Stroll into many SMBs today and you are likely to still find significant amounts of tin. Not for much longer, he reckoned, pointing to the elimination of the ‘owned’ data centre as another trend gathering steam. “[That’s] really pronounced here compared with other markets like Europe and the United States. Concerns about supply and capacity have diminished, with cloud being seen as almost limitless and many commercial providers in the local market.

“Businesses don’t want to have all their capital tied up in data centre facilities, when they can be spending it in other areas. Instead, they’re using an increasing mix of co-location, hosting and cloud.”

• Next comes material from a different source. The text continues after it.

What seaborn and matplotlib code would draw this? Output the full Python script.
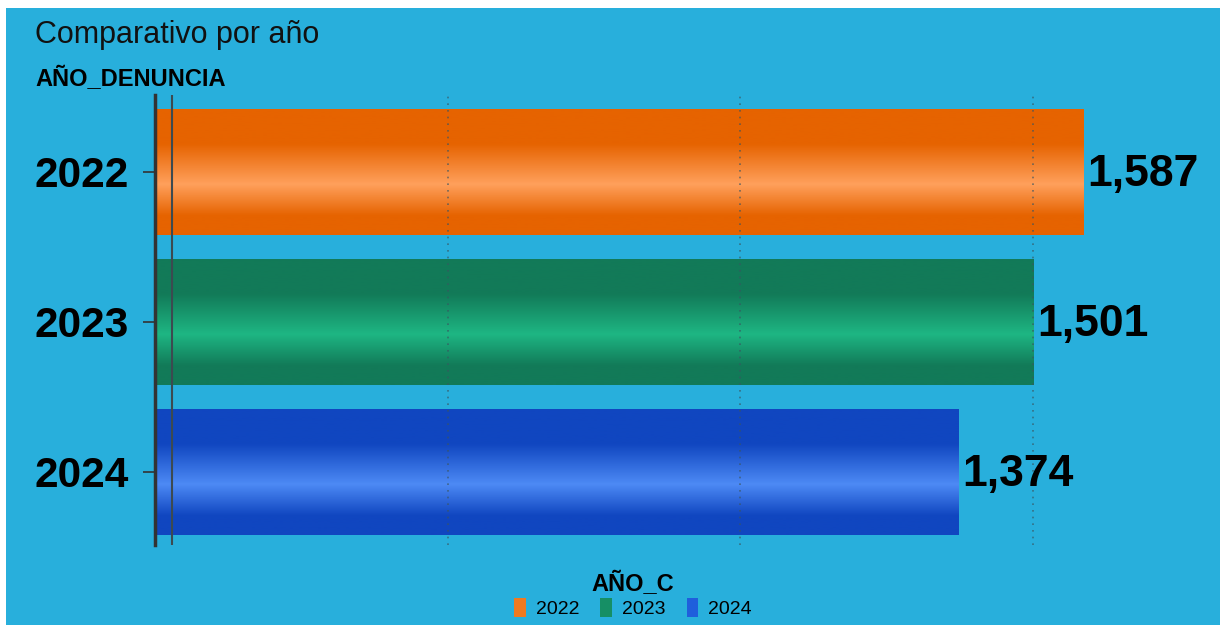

Legacy modernisation is still an important issue in the antipodes, Warrilow added. “In Gartner’s 2016 CIO survey, Australian and New Zealand CIOs placed it as an equal priority to infrastructure and data centre. There’s still mainframe systems out there for really big workloads, particularly in government and banks. These businesses want to know how they can keep it in the fold and relevant, so modernisation is important. There are few alternatives at this point – it’s a captive market with organisations still spending serious money on it.”

Among the many attributes of mainframes, it seems, is their sheer tenacity – the things refuse to go away, despite greatly exaggerated predictions of their demise going back to at least the mid-late 1990s.

Finally, Warrilow shares his thoughts on private cloud, on which it seems the exuberant enthusiasm for ‘cloud’ is somewhat tempered. “Only a few short years ago, internal private cloud infrastructure would seem the likely evolution of server virtualisation in the data centre. However, successful adoption is being restricted by complexity, enterprise immaturity and the effort required, such that providers must plan carefully or risk over-investment,” he said.

“In fact, we are now at a point that Gartner survey data shows a decline in enterprises expecting internal private cloud to be their primary cloud deployment model. In contrast, hosted private cloud is expected to almost double as the primary model. Then there’s hybrid cloud, which also appears set for growth.”